8.1         Certificates evidencing the Saint James Stock and Conversion Stock shall not contain any legend with respect to transfer restrictions or otherwise:  (i) following any sale of Saint James Stock, Conversion Stock or Earnout Stock pursuant to Rule 144, or (ii) if such Saint James Stock, Conversion Stock or Earnout stock is eligible for sale under Rule 144(b)(ii), or (iii) if such legend is not required under applicable requirements of the Securities Act (including judicial interpretations and pronouncements issued by the staff of the SEC).  The Company shall cause its counsel to issue a legal opinion to its transfer agent promptly after the effective date of a Registration statement with respect to the Registrable Stock if required by the transfer agent to effect the removal of the legend hereunder upon sales of Registrable Stock in compliance with the plan of distribution set forth in the Registration statement.  The Company agrees that at such time as such legend is no longer required under this Section 8.1, it will, no later than seven Trading Days following the delivery by Shareholder or any direct or indirect members of a Shareholder to the Company or its transfer agent of a certificate representing common stock, as applicable, issued with a restrictive legend (such seventh Trading Day, the “Legend Removal Date”), deliver or cause to be delivered to Shareholder or its direct or indirect members, as applicable, a certificate representing such shares that is free from all restrictive and other legends.  The Company may not make any notation on its records or give instructions to the transfer agent that enlarge the restrictions on transfer of the Registrable Stock issued to Shareholder beyond those set forth in this Agreement.  Certificates for stock subject to legend removal hereunder shall be transmitted by the transfer agent to Shareholder by crediting the account of such Shareholder’s prime broker with the Depository Trust Company System.
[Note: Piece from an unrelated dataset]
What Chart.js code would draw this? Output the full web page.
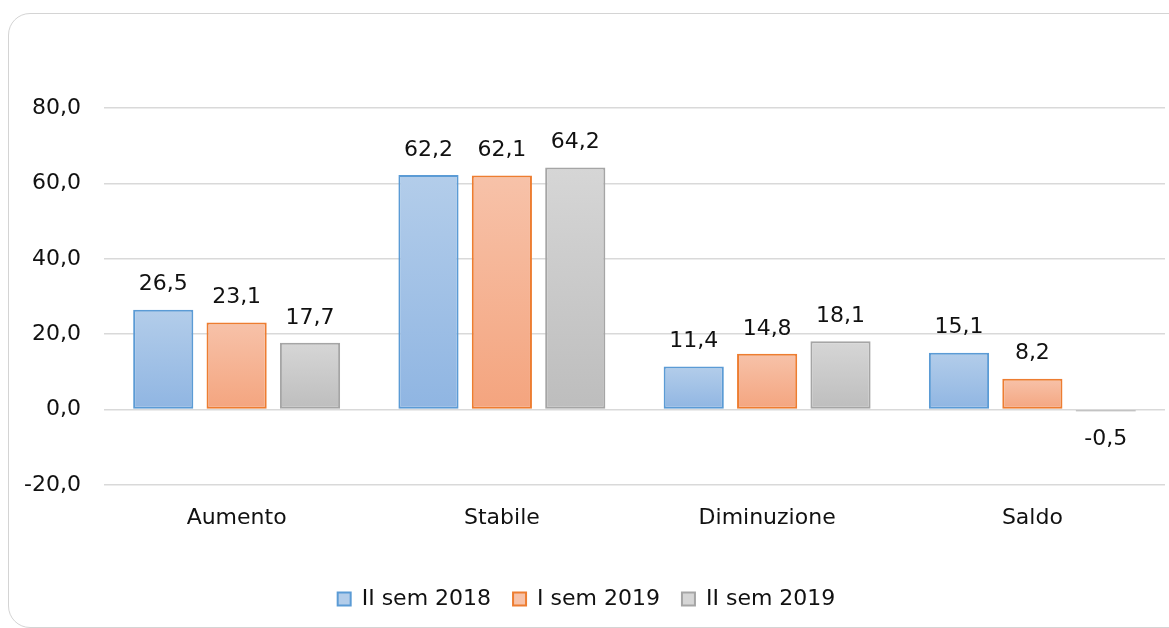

8.2         Shareholder agrees that the removal of the restrictive legend from certificates representing Registrable Stock as set forth in this Section 8 is predicated upon the Company’s reliance that such Shareholder will sell any Registrable Stock pursuant to either the registration requirements of the Securities Act, including any applicable prospectus delivery requirements, or an exemption therefrom, and that if any Registrable Stock is sold pursuant to a Registration statement, it will be sold in compliance with the plan of distribution set forth therein.
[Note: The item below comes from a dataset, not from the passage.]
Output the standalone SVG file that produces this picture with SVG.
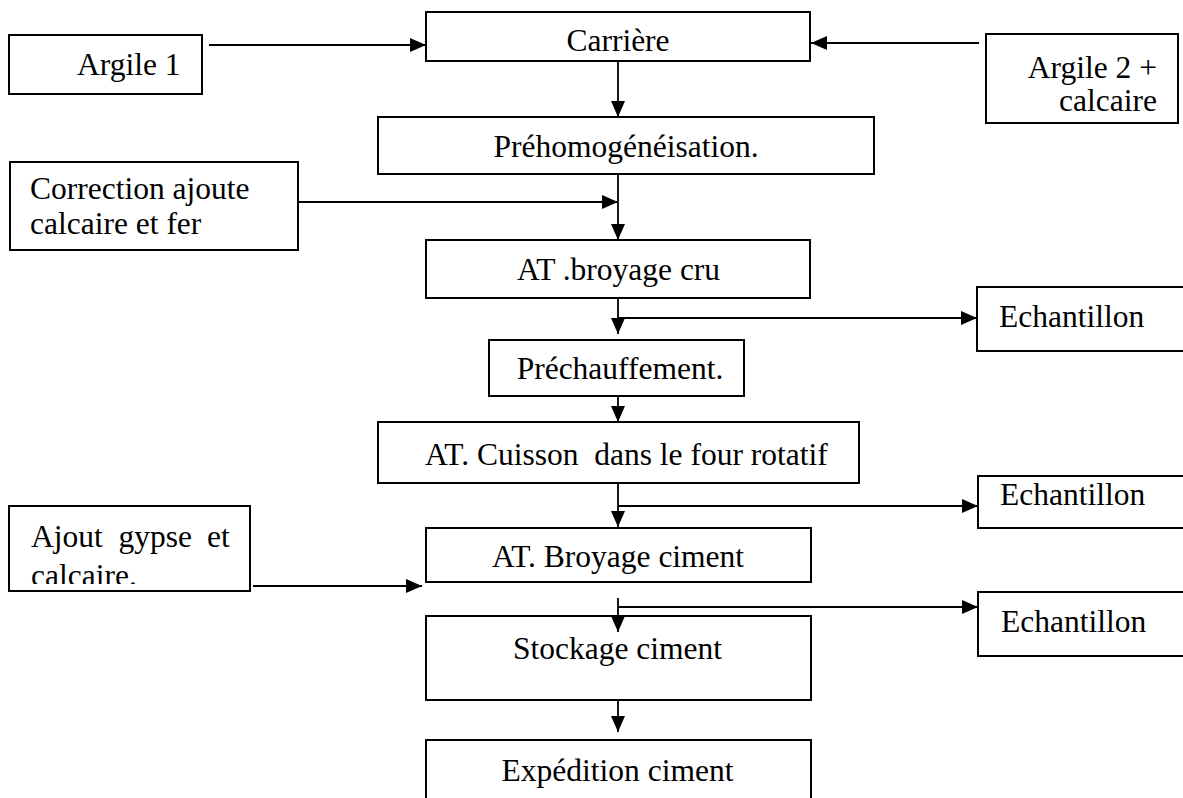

Section 9.            Miscellaneous.
 
9.1.        Governing Law and Jurisdiction.  It is the intention of the parties that internal laws of the State of California (irrespective of its choice of law principles) shall govern the validity of this Agreement.  Each of the parties submits to the exclusive jurisdiction of any state or federal court sitting in San Francisco, California, in any action or proceeding arising out of or relating to this Agreement or the transactions contemplated herein.  Each of the parties waives any defense of inconvenient forum to the maintenance of any action or proceeding so brought and waives any bond, surety or other security that might be required of any other party with respect thereto.
 
9.2         Assignment; Successors and Assigns.  Neither this Agreement nor any rights, benefits or obligations set forth herein may be assigned by any of the parties hereto.  Except as otherwise provided herein, each and all of the covenants, terms, provisions and agreements contained herein shall be binding upon, and shall inure to the benefit of, the successors, executors, heirs, representatives, administrators and assigns of each of the respective parties.
 
9.3         Severability.  If any provision of this Agreement, or the application thereof, shall for any reason and to any extent be invalid or unenforceable, the remainder of this Agreement and application of such provisions to other Persons or circumstances shall be interpreted so as best to reasonably effect the intent of the parties hereto.  The parties further agree to replace any such invalid or unenforceable provisions of this Agreement with valid and enforceable provisions which will achieve, to the extent possible, the economic, business and other purposes of the invalid or unenforceable provisions.
 
9.4         Entire Agreement.  This Agreement and the Purchase Agreement constitute the entire understanding and agreement of the parties with respect to the subject matter hereof and supersede all prior and contemporaneous agreements or understandings, written or oral, among the parties with respect to such subject matter.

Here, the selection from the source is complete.